言語ナショナリズムと言語教育の拮抗 : 植民地解放後の朝鮮における朝鮮語教育論を中心に

書誌事項

タイトル別名
  • ゲンゴ ナショナリズム ト ゲンゴ キョウイク ノ キッコウ : ショクミンチ カイホウゴ ノ チョウセン ニ オケル チョウセンゴ キョウイクロン オ チュウシン ニ
  • Gengo nashonarizumu to gengo kyōiku no kikkō : shokuminchi kaihōgo no Chōsen ni okeru Chōsengo kyōikuron o chūshin ni
  • The antagonistic relationship between linguistic nationalism and language education : focusing on the discourse of Korean language education in post-liberation Korea

抄録

type:text

This study analyzes the meaning of Linguistic Nationalism in Korea after colonial liberation (August 15, 1945). It focuses on the rules of Korean orthography and examines the state of national language (Korean) education during that period. The issue of orthography was deeply connected to the memory of colonial Korea, and it was central to the linguistic nationalism that identified the Korean language with the Korean ethnicity. This is because orthography in the colonies was a base for countering so-called linguistic imperialism, a language policy based on phonocentrism that nullified diverse identities within the empire, and for preserving unassimilable territories within the empire. The Joseon language society's "Proposal for the Unification of Korean Orthography" (1933) opposed imperialist phoneticism with morphological orthographic norms. These were inherited as "national" orthographic norms after the liberation of Korea. However, the post-liberation linguistic nationalism that was formed around the Joseon language society's orthographic norms were criticized in the field of national language education. This is because the character-centered teaching of the Korean language based on teaching spelling made students lose interest in the language.
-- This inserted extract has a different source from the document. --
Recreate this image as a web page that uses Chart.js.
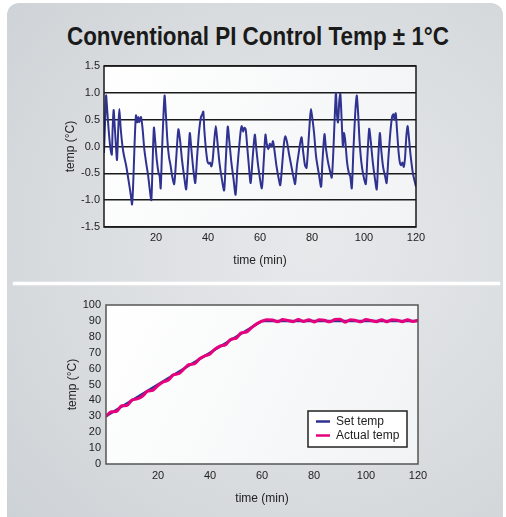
<!DOCTYPE html>
<html>
<head>
<meta charset="utf-8">
<script src="https://cdn.jsdelivr.net/npm/chart.js@4.4.0/dist/chart.umd.min.js"></script>
<style>
body{margin:0;background:#fff;width:506px;height:517px;overflow:hidden;position:relative;font-family:"Liberation Sans",Arial,sans-serif;}
#panel{position:absolute;left:7px;top:3px;width:496px;height:540px;border-radius:12px;
  background:radial-gradient(ellipse at 62% 45%,#e7e9eb 0%,#dcdfe2 45%,#ccd1d5 100%);}
#line{position:absolute;left:13px;top:282px;width:487px;height:3px;background:#fff;box-shadow:0 0 2px #fff;}
#title{position:absolute;left:0;top:22px;width:506px;height:32px;white-space:nowrap;}
#title span{position:absolute;left:258px;top:0;font-weight:bold;font-size:25px;color:#1a1a1a;transform-origin:0 0;}
#c1{position:absolute;left:0;top:50px;}
#c2{position:absolute;left:0;top:285px;}
</style>
</head>
<body>
<div id="panel"></div>
<div id="line"></div>
<div id="title"><span id="ttl">Conventional PI Control Temp ± 1°C</span></div>
<canvas id="c1" width="506" height="220"></canvas>
<canvas id="c2" width="506" height="232"></canvas>
<script>
function $(value){
    return document.getElementById(value);
}

// top chart: deviation from set temp
var topTime = [0,0.3,0.8,1.2,1.8,2.5,3.0,3.3,3.7,4.1,4.6,5.0,5.5,5.9,6.4,7.0,7.6,8.5,9.5,10.3,10.8,11.3,11.8,12.3,12.8,13.2,13.6,14.2,14.8,15.5,16.2,17.0,17.6,18.2,18.7,19.2,19.7,20.3,21.0,21.4,21.8,22.3,22.8,23.3,23.8,24.4,25.0,25.6,26.2,27.0,27.8,28.6,29.3,30.0,30.8,31.6,32.3,33.0,33.6,34.4,35.1,35.8,36.6,37.3,37.8,38.2,38.6,39.2,39.8,40.3,40.8,41.3,41.8,42.4,43.0,43.6,44.4,45.3,46.2,46.8,47.6,48.2,49.0,49.8,50.6,51.3,52.0,52.6,53.0,53.5,54.0,54.5,55.0,55.7,56.4,57.2,58.0,58.6,59.4,60.7,61.4,62.1,62.6,63.2,63.8,64.4,65.0,65.5,66.3,67.2,67.8,68.6,69.2,69.7,70.4,71.2,72.2,73.0,73.5,74.2,74.8,75.4,76.0,76.6,77.3,77.9,78.6,79.2,79.6,80.2,80.8,81.6,82.6,83.5,84.0,84.8,85.4,86.2,86.9,87.6,88.2,88.7,89.2,89.6,90.0,90.5,90.9,91.4,91.9,92.3,92.8,93.5,94.2,94.7,95.3,95.9,96.6,97.2,97.7,98.3,99.0,99.8,100.7,101.3,102.0,102.6,103.4,104.2,104.9,105.5,106.1,106.7,107.4,108.1,108.7,109.4,110.2,110.8,111.3,111.8,112.2,112.7,113.3,113.8,114.3,114.8,115.3,115.8,116.3,116.8,117.3,118.0,118.8,119.5,120.0];
var topTemp = [-0.12,0.3,0.95,0.7,0.3,-0.05,-0.15,0.3,0.68,0.4,0.0,-0.25,0.35,0.7,0.35,0.05,-0.15,-0.35,-0.65,-0.9,-1.08,-0.6,0.1,0.58,0.45,0.55,0.45,0.55,0.35,-0.05,-0.3,-0.55,-0.8,-1.0,-0.3,0.35,0.1,-0.25,-0.5,-0.55,-0.78,-0.1,0.5,0.95,0.6,0.1,-0.2,-0.35,-0.55,-0.7,-0.2,0.32,0.1,-0.25,-0.55,-0.8,-0.3,0.25,-0.05,-0.45,-0.68,-0.2,0.3,0.55,0.6,0.65,0.3,-0.05,-0.28,-0.32,-0.3,-0.37,-0.25,0.1,0.38,0.1,-0.3,-0.6,-0.82,-0.3,0.37,0.1,-0.3,-0.6,-0.9,-0.4,0.0,0.3,0.38,0.28,0.35,0.32,0.05,-0.35,-0.68,-0.2,0.22,-0.05,-0.4,-0.78,-0.3,0.22,0.05,-0.05,0.05,0.0,0.1,-0.05,-0.35,-0.6,-0.72,-0.3,0.05,0.19,0.08,-0.15,-0.4,-0.6,-0.7,-0.35,-0.15,0.05,0.17,-0.1,-0.35,-0.4,0.05,0.5,0.7,0.5,0.25,-0.2,-0.5,-0.75,-0.3,0.23,-0.05,-0.3,-0.45,-0.58,-0.1,0.5,1.0,0.6,0.45,0.85,0.98,0.5,0.0,0.25,0.1,-0.3,-0.5,-0.55,-0.78,-0.1,0.6,0.95,0.65,0.1,-0.3,-0.55,-0.7,-0.2,0.33,0.1,-0.3,-0.6,-0.8,-0.2,0.25,-0.1,-0.4,-0.55,-0.68,-0.2,0.3,0.55,0.6,0.5,0.62,0.3,-0.1,-0.3,-0.35,-0.3,-0.38,-0.2,0.2,0.38,0.15,-0.2,-0.5,-0.65,-0.75];
var topTicks = [-1.5,-1.0,-0.5,0.0,0.5,1.0,1.5];

// bottom chart: set temp vs actual
var setTime = [0,60,120];
var setTemp = [30,90,90];
var actTime = [0,2,4,6,8,10,12,14,16,18,20,22,24,26,28,30,32,34,36,38,40,42,44,46,48,50,52,54,56,58,60,62,64,66,68,70,72,74,76,78,80,82,84,86,88,90,92,94,96,98,100,102,104,106,108,110,112,114,116,118,120];
var actTemp = [30.0,32.8,33.0,36.6,36.8,40.2,41.0,42.6,45.8,46.4,49.4,51.6,52.8,56.2,56.8,59.8,62.6,63.0,66.2,68.0,69.2,72.4,74.2,75.0,78.4,79.0,82.4,83.0,85.8,88.2,89.8,90.8,90.6,89.4,90.9,90.3,89.5,90.9,89.6,90.8,89.3,90.7,90.4,89.4,90.9,91.1,89.2,90.8,90.3,89.4,90.9,90.2,89.5,90.8,89.4,90.7,90.5,89.5,90.8,89.6,90.4];
var bottomTicks = [0,10,20,30,40,50,60,70,80,90,100];
var timeTicks = [20,40,60,80,100,120];
var seriesNames = ["Set temp","Actual temp"];

function pts(xs,ys){
    var out = [];
    for(var i=0;i<xs.length;i++) out.push({x:xs[i],y:ys[i]});
    return out;
}
function fixTicks(list){
    return function(s){ s.ticks = list.map(function(v){return {value:v};}); };
}

// stretch title like the condensed font in the picture
var t = $("ttl");
var sc = 382 / t.offsetWidth;
t.style.transform = "scaleX(" + sc + ") translateX(-50%)";

var plotBg = {
    id:"plotBg",
    beforeDraw:function(chart){
        var a = chart.chartArea, c = chart.ctx;
        var g = c.createLinearGradient(a.left,a.top,a.right,a.bottom);
        g.addColorStop(0,"#ffffff");
        g.addColorStop(1,"#f1f3f4");
        c.save();
        c.fillStyle = g;
        c.fillRect(a.left,a.top,a.right-a.left,a.bottom-a.top);
        c.restore();
    },
    afterDraw:function(chart){
        var a = chart.chartArea, c = chart.ctx;
        c.save();
        c.strokeStyle = chart.options.frameColor || "#222";
        c.lineWidth = 1.5;
        c.strokeRect(a.left,a.top,a.right-a.left,a.bottom-a.top);
        c.restore();
    }
};

var boxLegend = {
    id:"boxLegend",
    afterDraw:function(chart){
        if(!chart.options.boxLegend) return;
        var a = chart.chartArea, c = chart.ctx;
        var w = 99, h = 36;
        var x = a.right - 11 - w, y = a.bottom - 17 - h;
        c.save();
        c.fillStyle = "#fff";
        c.fillRect(x,y,w,h);
        c.strokeStyle = "#222";
        c.lineWidth = 1.5;
        c.strokeRect(x,y,w,h);
        c.font = "12px 'Liberation Sans', Arial, sans-serif";
        c.textBaseline = "middle";
        var ds = chart.data.datasets;
        for(var i=0;i<ds.length;i++){
            var ly = y + 10.5 + i*14;
            c.strokeStyle = ds[i].borderColor;
            c.lineWidth = 2.5;
            c.beginPath();
            c.moveTo(x+8,ly);
            c.lineTo(x+22,ly);
            c.stroke();
            c.fillStyle = "#222";
            c.fillText(ds[i].label,x+28,ly);
        }
        c.restore();
    }
};

var tickFont = {family:"'Liberation Sans', Arial, sans-serif", size:11};
var titleFont = {family:"'Liberation Sans', Arial, sans-serif", size:12};

new Chart($("c1"), {
    type:"line",
    data:{
        datasets:[{
            label:"deviation",
            data:pts(topTime,topTemp),
            borderColor:"#2f3290",
            borderWidth:2,
            pointRadius:0,
            tension:0.25
        }]
    },
    options:{
        responsive:false,
        animation:false,
        frameColor:"#1a1a1a",
        layout:{padding:{left:58,right:90,top:16,bottom:0}},
        plugins:{legend:{display:false},tooltip:{enabled:false}},
        scales:{
            x:{
                type:"linear", min:0, max:120,
                afterBuildTicks:fixTicks(timeTicks),
                afterFit:function(s){ s.height = 43; },
                grid:{display:false,drawTicks:false},
                border:{display:false},
                ticks:{color:"#222",font:tickFont,padding:4,maxRotation:0},
                title:{display:true,text:"time (min)",color:"#222",font:titleFont,padding:{top:0,bottom:2}}
            },
            y:{
                min:-1.5, max:1.5,
                afterBuildTicks:fixTicks(topTicks),
                afterFit:function(s){ s.width = 46; },
                grid:{color:"#1a1a1a",lineWidth:1.5,drawTicks:false},
                border:{display:false},
                ticks:{color:"#222",font:tickFont,padding:4,callback:function(v){return v.toFixed(1);}},
                title:{display:true,text:"temp (°C)",color:"#222",font:titleFont,padding:{top:5,bottom:0}}
            }
        }
    },
    plugins:[plotBg]
});

new Chart($("c2"), {
    type:"line",
    data:{
        datasets:[{
            label:seriesNames[0],
            data:pts(setTime,setTemp),
            borderColor:"#2f3290",
            borderWidth:2.5,
            pointRadius:0,
            tension:0,
            order:1
        },{
            label:seriesNames[1],
            data:pts(actTime,actTemp),
            borderColor:"#e6007e",
            borderWidth:3,
            pointRadius:0,
            cubicInterpolationMode:"monotone",
            order:0
        }]
    },
    options:{
        responsive:false,
        animation:false,
        frameColor:"#555",
        boxLegend:true,
        layout:{padding:{left:60,right:88,top:20,bottom:0}},
        plugins:{legend:{display:false},tooltip:{enabled:false}},
        scales:{
            x:{
                type:"linear", min:0, max:120,
                afterBuildTicks:fixTicks(timeTicks),
                afterFit:function(s){ s.height = 53; },
                grid:{display:false,drawTicks:false},
                border:{display:false},
                ticks:{color:"#222",font:tickFont,padding:5,maxRotation:0},
                title:{display:true,text:"time (min)",color:"#222",font:titleFont,padding:{top:0,bottom:11}}
            },
            y:{
                min:0, max:100,
                afterBuildTicks:fixTicks(bottomTicks),
                afterFit:function(s){ s.width = 46; },
                grid:{display:false,drawTicks:false},
                border:{display:false},
                ticks:{color:"#222",font:tickFont,padding:5,autoSkip:false},
                title:{display:true,text:"temp (°C)",color:"#222",font:titleFont,padding:{top:5,bottom:0}}
            }
        }
    },
    plugins:[plotBg, boxLegend]
});
</script>
</body>
</html>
Furthermore, it functioned as a mechanism to suppress the various linguistic experiences that existed in the form of "voice." Teachers involved in the teaching of Korean as a national language endeavored to overcome this situation by shifting the focus of language education from the written to the vocal, or voice-centered, and emphasized the concept of kuk-min (nation, 国民) as an alternative to min-jok (ethnicity, 民族). While maintaining a tense relationship with ethnic linguistic nationalism, Japanese language education was a place where another form of nationalism was proposed.